Dialog Malam
“ Lampu- lampu yang nampak
tersusun rapi, berbaris tanpa aba-aba. Dengan latar langit berwarna hitam pekat
dan perlahan mulai disisipi oleh jingga. “
“ Itu kota Malang, sebelah sana
Surabaya.” Jelasnya
Mendengar namun pandangan tak
beralih sedikitpun. Menatap sebuah lukisan Tuhan Maha Indah, menciptakan sebuah
rasa yang banyak disebut mereka sebagai bahagia. Rasa bahagia berasal dari
kemampuan kita untuk membangunkan rasa syukur yang selama ini bersemayam
didalam hati. Sederhana, karena banyak alasan yang bisa membuat kita bersyukur.
Saya sangat mencintai alam, “Pecinta Alam?”
Sedari kecil, saya senang sekali
duduk di gorong-gorong depan rumah
sekadar menunggu matahari tenggelam, meski yang saya lihat hanya sisa- sisa
jingga juga mega merahnya. Atau ketika musim capung, saya akan berlari kesana
kemari untuk menangkap mereka. Meski kadang saya tidak mendapatkan salah satu
dari mereka.
Lekat sekali dalam ingatan, saya
pernah melihat dari jendela rumah warna langit yang begitu indah. Langit biru
yang mendapat pancaran ssinar matahari berwarna kuning keemasan dengan sinar
bergaris- garis seolah tersebar keseluruh permukaan langit. Ah, sayangnya belum kumiliki alat perekan
gambar,saat itu.
Banyak yang bertanya, kenapa saya menyukai pantai, juga gunung? Apa
saya terlalu melankolis? Hahaha.
Jujur saja! Saya pun tidak
mempunyai jawaban yang lugas. Saya menyukai keduanya karena saya mendapatkan
diri saya disana. Ketika ke pantai, saya mampu menyelami diri saya atas segala
kekurangan, saya belum bisa berenang dengan baik sehingga saya hanya berani
berenang jika menggunakan pelampung. Saya menyukai pasir putih sehingga saya
meletakan tubuh saya diatasnya, dengan
begitu saya juga bisa menikmati hamparan langit biru. Saya menyukai air
sehingga saya membiarkan kaki saya diseret oleh ombak ke pinggiran. Disana,
saya cukup menuruti apa yang saya inginkan.
Dan gunung,
meski lelah juga dingin. Saya selalu berkeinginan untuk mendaki, mendaki, juga
mendaki. Membayangkan hamparan rumput mulai menguning, langit bertabur bintang,
angin penuh kesejukan, kesederhanaan dan ketidak berdayaan. Ah Tuhan! Saya hampir kehabisan huruf
untuk dirangkai menjelaskan tentang sebuah perjalanan penuh makna, setidaknya
untuk saya. Dalam setiap perjalanan mendaki, saya selalu mempunyai banyak waktu
untuk berbicara dengan diri senddiri. Tentang ego, tentang mimpi, tentang
kesalahan, tentang semua hal yang memenuhi otak saya.
Pada ujung
rasa ketika saya sudah tidak mampu untuk menahan ‘suara’, maka saya akan memutuskan
untuk mengepak segenap perlatan untuk mendaki. Mendaki memang sebuah perjalanan
terbaik untuk saya dibandingkan pantai. Meski keduanya saya sukai,karena ketika
mendaki saya bisa mematrikan pada diri saya bahwa seperti inilah hidup. Selalu
dihadapi dengan rupa permukaan yang tak selalu sama. Bahkan pemukaan datar
hanya sesekali ditemui, selebihnya adalah tanjakan dengan akar atau bebatuan.
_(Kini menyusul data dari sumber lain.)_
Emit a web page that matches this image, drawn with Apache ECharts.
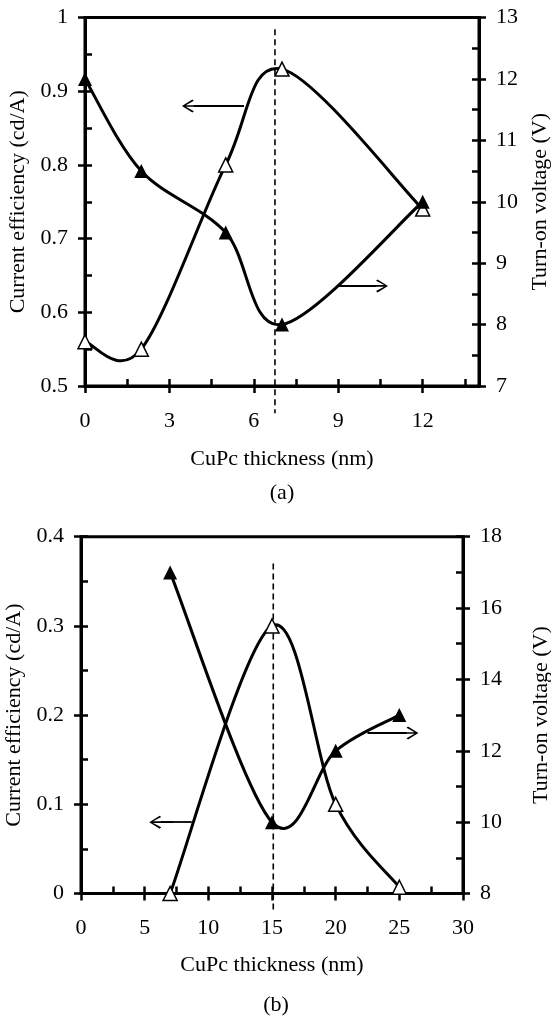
<!DOCTYPE html>
<html>
<head>
<meta charset="utf-8">
<script src="https://cdn.jsdelivr.net/npm/echarts@6/dist/echarts.min.js"></script>
<style>
html,body{margin:0;padding:0;background:#fff;}
#chart{width:551px;height:1018px;}
</style>
</head>
<body>
<div id="chart"></div>
<script>
// ---------- data (a) ----------
const thicknessA = [0, 2, 5, 7, 12];
const efficiencyA = [0.56, 0.55, 0.80, 0.93, 0.74];
const voltageA = [12, 10.5, 9.5, 8, 10];
// ---------- data (b) ----------
const thicknessB = [7, 15, 20, 25];
const efficiencyB = [0, 0.30, 0.10, 0.007];
const voltageB = [17, 10, 12, 13];

// axis ranges / tick steps
const xRangeA = [0, 14], xMajorA = 3, xMinorA = 1.5;
const yLeftA = [0.5, 1], yLeftMajorA = 0.1, yLeftMinorA = 0.05;
const yRightA = [7, 13], yRightMajorA = 1, yRightMinorA = 0.5;
const xRangeB = [0, 30], xMajorB = 5, xMinorB = 2.5;
const yLeftB = [0, 0.4], yLeftMajorB = 0.1, yLeftMinorB = 0.05;
const yRightB = [8, 18], yRightMajorB = 2, yRightMinorB = 1;

// annotations (data coordinates)
const dashA = [[6.75, 0.984], [6.75, 0.463]];
const dashB = [[15.1, 0.37], [15.1, -0.022]];
const arrowEffA = [[5.65, 0.88], [3.86, 0.88]];
const arrowVoltA = [[9.03, 8.63], [10.35, 8.63]];
const arrowEffB = [[8.7, 0.08], [6.28, 0.08]];
const arrowVoltB = [[22.5, 12.5], [25.58, 12.5]];

const FONT = 'Liberation Serif';
const FS = 22;
const AXW = 3;
const TICKW = 2.5;
const TICKL = 7;

function xAxes(grid, range, major, minor, gap) {
  return [
    { type: 'value', gridIndex: grid, min: range[0], max: range[1], interval: minor, position: 'bottom',
      axisLine: { show: true, lineStyle: { color: '#000', width: AXW } },
      axisTick: { show: true, inside: true, length: TICKL, lineStyle: { color: '#000', width: TICKW } },
      axisLabel: { show: false }, splitLine: { show: false } },
    { type: 'value', gridIndex: grid, min: range[0], max: range[1], interval: major, position: 'bottom',
      axisLine: { show: false },
      axisTick: { show: true, inside: false, length: TICKL, lineStyle: { color: '#000', width: TICKW } },
      axisLabel: { show: true, margin: 24, fontSize: FS, color: '#000', fontFamily: FONT,
        showMaxLabel: range[1] % major === 0 },
      splitLine: { show: false },
      name: 'CuPc thickness (nm)', nameLocation: 'middle', nameGap: gap,
      nameTextStyle: { fontSize: FS, color: '#000', fontFamily: FONT } }
  ];
}
function yAxes(grid, pos, range, major, minor, name, gap) {
  return [
    { type: 'value', gridIndex: grid, position: pos, min: range[0], max: range[1], interval: minor,
      axisLine: { show: true, lineStyle: { color: '#000', width: AXW } },
      axisTick: { show: true, inside: true, length: TICKL, lineStyle: { color: '#000', width: TICKW } },
      axisLabel: { show: false }, splitLine: { show: false } },
    { type: 'value', gridIndex: grid, position: pos, min: range[0], max: range[1], interval: major,
      axisLine: { show: false },
      axisTick: { show: true, inside: false, length: TICKL, lineStyle: { color: '#000', width: TICKW } },
      axisLabel: { show: true, margin: 17, fontSize: FS, color: '#000', fontFamily: FONT },
      splitLine: { show: false },
      name: name, nameLocation: 'middle', nameRotate: 90, nameGap: gap,
      nameTextStyle: { fontSize: FS, color: '#000', fontFamily: FONT } }
  ];
}

const arrowPath = 'path://M5,0 L10,8 L9,9.2 L5.6,3 L5.6,18 L4.4,18 L4.4,3 L1,9.2 L0,8 Z';
function arrowLine(pts) {
  return {
    silent: true,
    symbol: ['none', arrowPath],
    symbolSize: [13, 23.4],
    label: { show: false },
    lineStyle: { type: 'solid', color: '#000', width: 1.8 },
    emphasis: { disabled: true },
    data: [[{ coord: pts[0] }, { coord: pts[1] }]]
  };
}

// smooth curve (Catmull-Rom style bezier segments) through the data points, via the axes' scales
function curve(xs, ys, xi, yi) {
  return {
    type: 'custom', coordinateSystem: 'cartesian2d', xAxisIndex: xi, yAxisIndex: yi,
    data: xs.map((x, i) => [x, ys[i]]),
    encode: { x: 0, y: 1 }, silent: true, z: 3,
    renderItem: function (params, api) {
      const n = xs.length;
      const i = params.dataIndex;
      if (i >= n - 1) return { type: 'group', children: [] };
      const P = k => api.coord([xs[Math.max(0, Math.min(n - 1, k))], ys[Math.max(0, Math.min(n - 1, k))]]);
      const p0 = P(i - 1), p1 = P(i), p2 = P(i + 1), p3 = P(i + 2);
      const t = 1 / 6;
      return {
        type: 'bezierCurve',
        shape: {
          x1: p1[0], y1: p1[1], x2: p2[0], y2: p2[1],
          cpx1: p1[0] + (p2[0] - p0[0]) * t, cpy1: p1[1] + (p2[1] - p0[1]) * t,
          cpx2: p2[0] - (p3[0] - p1[0]) * t, cpy2: p2[1] - (p3[1] - p1[1]) * t
        },
        style: { stroke: '#000', lineWidth: 3, fill: null }
      };
    }
  };
}
function markers(xs, ys, xi, yi, filled, arrow) {
  return {
    type: 'scatter', xAxisIndex: xi, yAxisIndex: yi,
    data: xs.map((x, i) => [x, ys[i]]),
    clip: false, z: 4,
    symbol: 'triangle', symbolSize: 14,
    itemStyle: { color: filled ? '#000' : '#fff', borderColor: '#000', borderWidth: filled ? 0 : 1.5, opacity: 1 },
    emphasis: { disabled: true },
    markLine: arrowLine(arrow)
  };
}
function dashed(pts, xi, yi) {
  return {
    type: 'line', xAxisIndex: xi, yAxisIndex: yi, data: pts, clip: false,
    showSymbol: false, symbol: 'none', z: 2,
    lineStyle: { color: '#000', width: 1.6, type: [6, 4] },
    emphasis: { disabled: true }, silent: true
  };
}

const chart = echarts.init(document.getElementById('chart'), null, { renderer: 'canvas' });
chart.setOption({
  animation: false,
  backgroundColor: '#fff',
  textStyle: { fontFamily: FONT, color: '#000' },
  title: [
    { text: '(a)', left: 282, top: 482, textAlign: 'center', padding: 0,
      textStyle: { fontFamily: FONT, fontSize: FS, fontWeight: 'normal', color: '#000' } },
    { text: '(b)', left: 276, top: 994, textAlign: 'center', padding: 0,
      textStyle: { fontFamily: FONT, fontSize: FS, fontWeight: 'normal', color: '#000' } }
  ],
  grid: [
    { left: 85, right: 72, top: 17.5, height: 368.5, show: true, borderWidth: AXW, borderColor: '#000',
      backgroundColor: 'transparent', containLabel: false, outerBoundsMode: 'none' },
    { left: 81, right: 88, top: 536.7, height: 356.8, show: true, borderWidth: AXW, borderColor: '#000',
      backgroundColor: 'transparent', containLabel: false, outerBoundsMode: 'none' }
  ],
  xAxis: [
    ...xAxes(0, xRangeA, xMajorA, xMinorA, 62),
    ...xAxes(1, xRangeB, xMajorB, xMinorB, 61)
  ],
  yAxis: [
    ...yAxes(0, 'left', yLeftA, yLeftMajorA, yLeftMinorA, 'Current efficiency (cd/A)', 52),
    ...yAxes(0, 'right', yRightA, yRightMajorA, yRightMinorA, 'Turn-on voltage (V)', 50),
    ...yAxes(1, 'left', yLeftB, yLeftMajorB, yLeftMinorB, 'Current efficiency (cd/A)', 50),
    ...yAxes(1, 'right', yRightB, yRightMajorB, yRightMinorB, 'Turn-on voltage (V)', 67)
  ],
  series: [
    dashed(dashA, 0, 0),
    curve(thicknessA, efficiencyA, 0, 0),
    curve(thicknessA, voltageA, 0, 2),
    markers(thicknessA, efficiencyA, 0, 0, false, arrowEffA),
    markers(thicknessA, voltageA, 0, 2, true, arrowVoltA),
    dashed(dashB, 2, 4),
    curve(thicknessB, efficiencyB, 2, 4),
    curve(thicknessB, voltageB, 2, 6),
    markers(thicknessB, efficiencyB, 2, 4, false, arrowEffB),
    markers(thicknessB, voltageB, 2, 6, true, arrowVoltB)
  ]
});
</script>
</body>
</html>
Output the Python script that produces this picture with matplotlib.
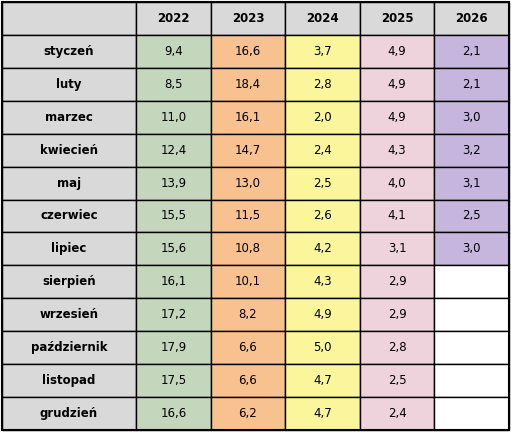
import matplotlib
matplotlib.use("Agg")
import matplotlib.pyplot as plt
from matplotlib.patches import Rectangle

years = ["2022", "2023", "2024", "2025", "2026"]
months = ["styczeń", "luty", "marzec", "kwiecień", "maj", "czerwiec", "lipiec",
          "sierpień", "wrzesień", "październik", "listopad", "grudzień"]
v2022 = [9.4, 8.5, 11.0, 12.4, 13.9, 15.5, 15.6, 16.1, 17.2, 17.9, 17.5, 16.6]
v2023 = [16.6, 18.4, 16.1, 14.7, 13.0, 11.5, 10.8, 10.1, 8.2, 6.6, 6.6, 6.2]
v2024 = [3.7, 2.8, 2.0, 2.4, 2.5, 2.6, 4.2, 4.3, 4.9, 5.0, 4.7, 4.7]
v2025 = [4.9, 4.9, 4.9, 4.3, 4.0, 4.1, 3.1, 2.9, 2.9, 2.8, 2.5, 2.4]
v2026 = [2.1, 2.1, 3.0, 3.2, 3.1, 2.5, 3.0]
series = [v2022, v2023, v2024, v2025, v2026]
colors = ["#c4d6bc", "#f8c290", "#fbf59b", "#efd3dc", "#c6b5dd"]
gray = "#d9d9d9"

W, H = 511, 432
fig = plt.figure(figsize=(W/100, H/100), dpi=100)
ax = fig.add_axes([0, 0, 1, 1])
ax.set_xlim(0, W); ax.set_ylim(H, 0); ax.axis("off")

x0, x1 = 2, 136
colw = (509 - x1) / 5
y0 = 2
rowh = (430 - y0) / 13

def cell(x, y, w, h, fc, txt, bold, lw=1.0):
    ax.add_patch(Rectangle((x, y), w, h, facecolor=fc, edgecolor="black", lw=lw))
    if txt:
        ax.text(x + w/2, y + h/2, txt, ha="center", va="center", fontsize=8.5,
                fontweight="bold" if bold else "normal", family="DejaVu Sans")

cell(x0, y0, x1 - x0, rowh, gray, "", True)
for j, yr in enumerate(years):
    cell(x1 + j*colw, y0, colw, rowh, gray, yr, True)
for i, m in enumerate(months):
    y = y0 + (i+1)*rowh
    cell(x0, y, x1 - x0, rowh, gray, m, True)
    for j, s in enumerate(series):
        if i < len(s):
            cell(x1 + j*colw, y, colw, rowh, colors[j], f"{s[i]:.1f}".replace(".", ","), False)
        else:
            cell(x1 + j*colw, y, colw, rowh, "white", "", False)
ax.add_patch(Rectangle((x0, y0), 509 - x0, 13*rowh, fill=False, edgecolor="black", lw=1.5))
fig.savefig("out.png", dpi=100)
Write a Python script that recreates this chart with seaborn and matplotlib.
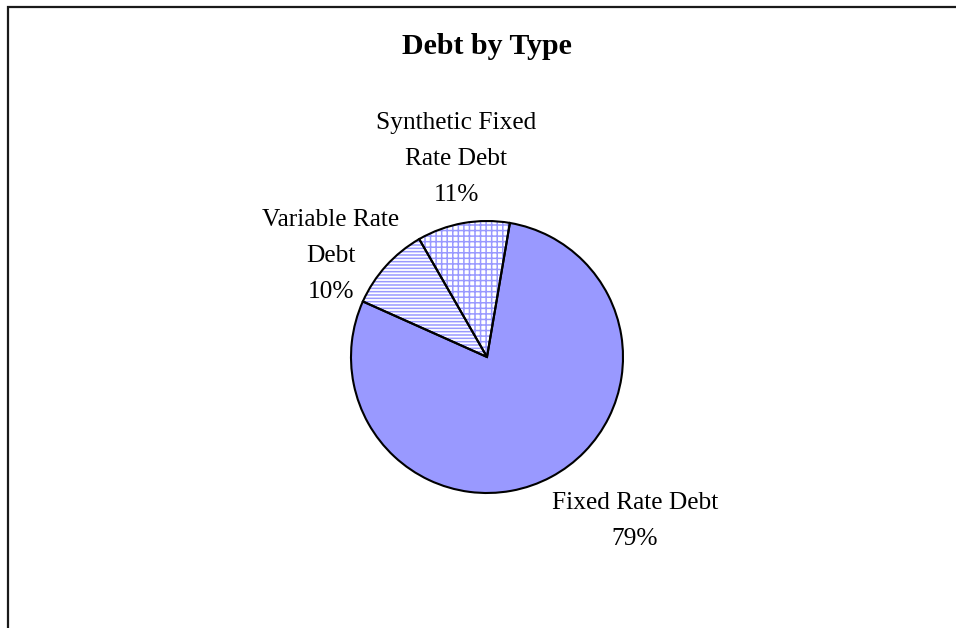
import matplotlib
matplotlib.use("Agg")
import matplotlib.pyplot as plt
from matplotlib.patches import Rectangle
import seaborn as sns

# Debt composition
categories = ["Fixed Rate Debt", "Variable Rate Debt", "Synthetic Fixed Rate Debt"]
shares = [79, 10, 11]
label_lines = [["Fixed Rate Debt"], ["Variable Rate", "Debt"], ["Synthetic Fixed", "Rate Debt"]]
title = "Debt by Type"

sns.set_theme(style="white")
plt.rcParams["font.family"] = ["Liberation Serif", "DejaVu Serif"]
plt.rcParams["hatch.linewidth"] = 1.1

W, H = 956, 628
fig = plt.figure(figsize=(W / 100, H / 100), dpi=100)
fig.patch.set_facecolor("white")
ax = fig.add_axes([0, 0, 1, 1])
ax.set_xlim(0, W)
ax.set_ylim(0, H)
ax.set_aspect("equal")
ax.axis("off")

# outer chart frame (runs off the right and bottom edge)
ax.add_patch(Rectangle((8, -20), W + 40, H - 7 + 20, fill=False,
                       edgecolor="#1a1a1a", linewidth=1.6, zorder=0))

blue = "#9999FF"
fills = [blue, "white", "white"]
hatches = [None, "-----", "+++"]
center = (487, H - 357)
radius = 136
start = 80.3

# filled / hatched layer
wedges, _ = ax.pie(shares, colors=fills, startangle=start, counterclock=False,
                   center=center, radius=radius, frame=True,
                   wedgeprops=dict(linewidth=0, edgecolor=blue))
for w, h in zip(wedges, hatches):
    if h:
        w.set_hatch(h)
        w.set_edgecolor(blue)
# black outline layer
ax.pie(shares, colors=["none"] * 3, startangle=start, counterclock=False,
       center=center, radius=radius, frame=True,
       wedgeprops=dict(linewidth=1.5, edgecolor="black", fill=False))
ax.set_xlim(0, W)
ax.set_ylim(0, H)
ax.axis("off")

# data labels
label_pos = [(635, 503), (331, 220), (456, 123)]
step = 36
for lines, val, (x, y) in zip(label_lines, shares, label_pos):
    for i, t in enumerate(lines + [f"{val}%"]):
        ax.text(x, H - (y + i * step), t, ha="center", va="center",
                fontsize=18.3, color="black")

ax.text(487, H - 47, title, ha="center", va="center", fontsize=21.5,
        fontweight="bold", color="black")

fig.savefig("out.png", dpi=100, facecolor="white")
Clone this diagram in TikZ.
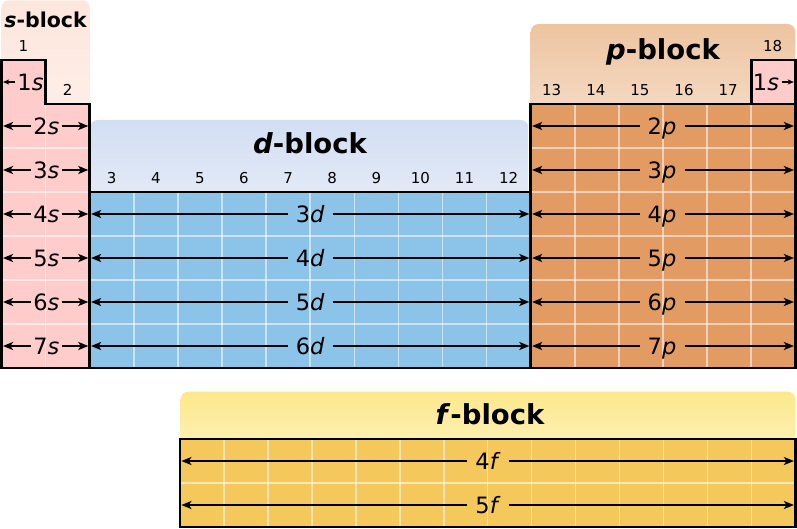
\documentclass[tikz,border=0pt]{standalone}
\usepackage{fontspec}
\setmainfont{DejaVu Sans}
\usetikzlibrary{arrows.meta}
\definecolor{scell}{RGB}{255,204,204}
\definecolor{dcell}{RGB}{139,196,232}
\definecolor{pcell}{RGB}{226,156,99}
\definecolor{fcell}{RGB}{245,200,92}
\definecolor{stabtop}{RGB}{253,230,221}
\definecolor{stabbot}{RGB}{254,238,232}
\definecolor{ptabtop}{RGB}{237,196,160}
\definecolor{ptabbot}{RGB}{245,218,196}
\definecolor{dtabtop}{RGB}{210,222,242}
\definecolor{dtabbot}{RGB}{228,235,247}
\definecolor{ftabtop}{RGB}{253,232,140}
\definecolor{ftabbot}{RGB}{253,241,182}
\tikzset{
  outline/.style={draw=black, line width=2.8pt, line join=miter},
  gridline/.style={draw=white, opacity=0.55, line width=1.6pt},
  lbl/.style={font=\fontsize{22.5}{22.5}\selectfont, text height=16.4pt, text depth=0pt, inner ysep=0pt, inner xsep=8pt, anchor=center},
  slbl/.style={lbl, inner xsep=2.5pt},
  grp/.style={font=\fontsize{15}{15}\selectfont, anchor=base, inner sep=0pt},
  blocktitle/.style={font=\fontsize{27.5}{27.5}\selectfont\bfseries, anchor=base, inner sep=0pt},
  arr/.style={-{Stealth[length=10pt,width=8pt,inset=2.5pt]}, line width=1.9pt},
  sarr/.style={-{Stealth[length=6pt,width=5pt,inset=1.5pt]}, line width=1.6pt},
}
\begin{document}
\begin{tikzpicture}[x=1pt,y=-1pt]
\useasboundingbox (0,0) rectangle (797,529);
% tabs
\shade[top color=stabtop, bottom color=stabbot, rounded corners=7pt] (1.5,0.5) rectangle (89.7,112);
\shade[top color=ptabtop, bottom color=ptabbot, rounded corners=8pt] (530.7,24) rectangle (795.3,112);
\shade[top color=dtabtop, bottom color=dtabbot, rounded corners=8pt] (89.7,120) rectangle (528.5,200);
\shade[top color=ftabtop, bottom color=ftabbot, rounded corners=8pt] (180.5,391.5) rectangle (795.3,447);
% cell fills
\fill[scell] (1.5,60) -- (45.6,60) -- (45.6,104) -- (89.7,104) -- (89.7,368) -- (1.5,368) -- cycle;
\fill[dcell] (89.7,192) rectangle (530.7,368);
\fill[pcell] (530.7,104) rectangle (795.3,368);
\fill[scell] (751.2,60) rectangle (795.3,104);
\fill[fcell] (180,439) rectangle (795.3,527);
% grid lines
\draw[gridline] (45.6,104) -- (45.6,368);
\foreach \y in {148,192,236,280,324} \draw[gridline] (1.5,\y) -- (89.7,\y);
\foreach \x in {133.8,177.9,222.0,266.1,310.2,354.3,398.4,442.5,486.6} \draw[gridline] (\x,192) -- (\x,368);
\foreach \y in {236,280,324} \draw[gridline] (89.7,\y) -- (530.7,\y);
\foreach \x in {574.8,618.9,663.0,707.1,751.2} \draw[gridline] (\x,104) -- (\x,368);
\foreach \y in {148,192,236,280,324} \draw[gridline] (530.7,\y) -- (795.3,\y);
\foreach \j in {1,...,13} \draw[gridline] ({180+\j*43.95},439) -- ({180+\j*43.95},527);
\draw[gridline] (180,483) -- (795.3,483);
% outlines
\draw[outline] (1.5,60) -- (45.6,60) -- (45.6,104) -- (89.7,104) -- (89.7,368) -- (1.5,368) -- cycle;
\draw[outline] (89.7,192) rectangle (530.7,368);
\draw[outline] (530.7,104) rectangle (795.3,368);
\draw[outline] (751.2,104) -- (751.2,60) -- (795.3,60) -- (795.3,104);
\draw[outline] (180,439) rectangle (795.3,527);
% titles
\node[blocktitle, font=\fontsize{20.5}{20.5}\selectfont\bfseries] (ts) at (45.6,27.3) {\textit{s}-block};
\node[blocktitle] (tp) at (663,59.3) {\textit{p}-block};
\node[blocktitle] (td) at (310,153.3) {\textit{d}-block};
\node[blocktitle] (tf) at (490,424.5) {\textit{f}-block};
% group numbers
\node[grp] (g1) at (23.5,52) {1};
\node[grp] (g2) at (67.6,96) {2};
\foreach \n/\x in {3/111.7,4/155.8,5/199.9,6/244.0,7/288.1,8/332.2,9/376.3,10/420.4,11/464.5,12/508.6}
  \node[grp] (g\n) at (\x,184) {\n};
\foreach \n/\x in {13/551.7,14/595.8,15/639.9,16/684.0,17/728.1}
  \node[grp] (g\n) at (\x,96) {\n};
\node[grp] (g18) at (772.7,52) {18};
% 1s
\node[slbl] (s1) at (30.5,82) {1\textit{s}};
\coordinate (s1l) at (3,82);
\draw[sarr] (s1.west) -- (s1l);
\node[slbl] (he) at (766,82) {1\textit{s}};
\coordinate (her) at (793.8,82);
\draw[sarr] (he.east) -- (her);
% s rows
\foreach \r/\y in {2/126,3/170,4/214,5/258,6/302,7/346} {
  \node[slbl] (s\r) at (46.3,\y) {\r\textit{s}};
  \coordinate (sl\r) at (3,\y);
  \coordinate (sr\r) at (88.3,\y);
  \draw[arr] (s\r.west) -- (sl\r);
  \draw[arr] (s\r.east) -- (sr\r);
}
% d rows
\foreach \r/\n/\y in {4/3/214,5/4/258,6/5/302,7/6/346} {
  \node[lbl] (d\r) at (310.2,\y) {\n\textit{d}};
  \coordinate (dl\r) at (91.1,\y);
  \coordinate (dr\r) at (529.3,\y);
  \draw[arr] (d\r.west) -- (dl\r);
  \draw[arr] (d\r.east) -- (dr\r);
}
% p rows
\foreach \r/\y in {2/126,3/170,4/214,5/258,6/302,7/346} {
  \node[lbl] (p\r) at (662,\y) {\r\textit{p}};
  \coordinate (pl\r) at (532.1,\y);
  \coordinate (pr\r) at (793.9,\y);
  \draw[arr] (p\r.west) -- (pl\r);
  \draw[arr] (p\r.east) -- (pr\r);
}
% f rows
\foreach \n/\y in {4/461,5/505} {
  \node[lbl] (f\n) at (488,\y) {\n\textit{f}};
  \coordinate (fl\n) at (181.4,\y);
  \coordinate (fr\n) at (793.9,\y);
  \draw[arr] (f\n.west) -- (fl\n);
  \draw[arr] (f\n.east) -- (fr\n);
}
\end{tikzpicture}
\end{document}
Meskipun terasa sulit, bukankah kita terus mendaki? ketika mendaki saya bisa mematrikan pada diri
saya bahwa seperti inilah hidup. Selalu dihadapi dengan rupa permukaan yang tak
selalu sama. Bahkan pemukaan datar hanya sesekali ditemui, selebihnya adalah
tanjakan dengan akar atau bebatuan. Meskipun terasa sulit, bukankah kita terus
mendaki? Ya, karena kita sudah mengetahui
apa tujuan kita untuk mendaki.
Kita paham
benar, sesampainya kita pada ‘posko’ yang kita inginkan, semua usaha yang kita
lakukan sangat kita syukuri. Selalu ada
canda tawa juga kutukan- kutukan kecil selama perjalanan. Bukan masalah,
bukankah kita memang memiliki warna yang beraneka?
Akan selalu ada perjalanan – perjalanan
kecil dalam perjalanan besar. Mencari kebenaran didalam kebenaran. Mencari
jalan keluar dalam ketersesatan. Mencari tujuan dalam sebuah asa. Perjalanan
yang membuat kita tak harus menggunakan beragam “topeng”.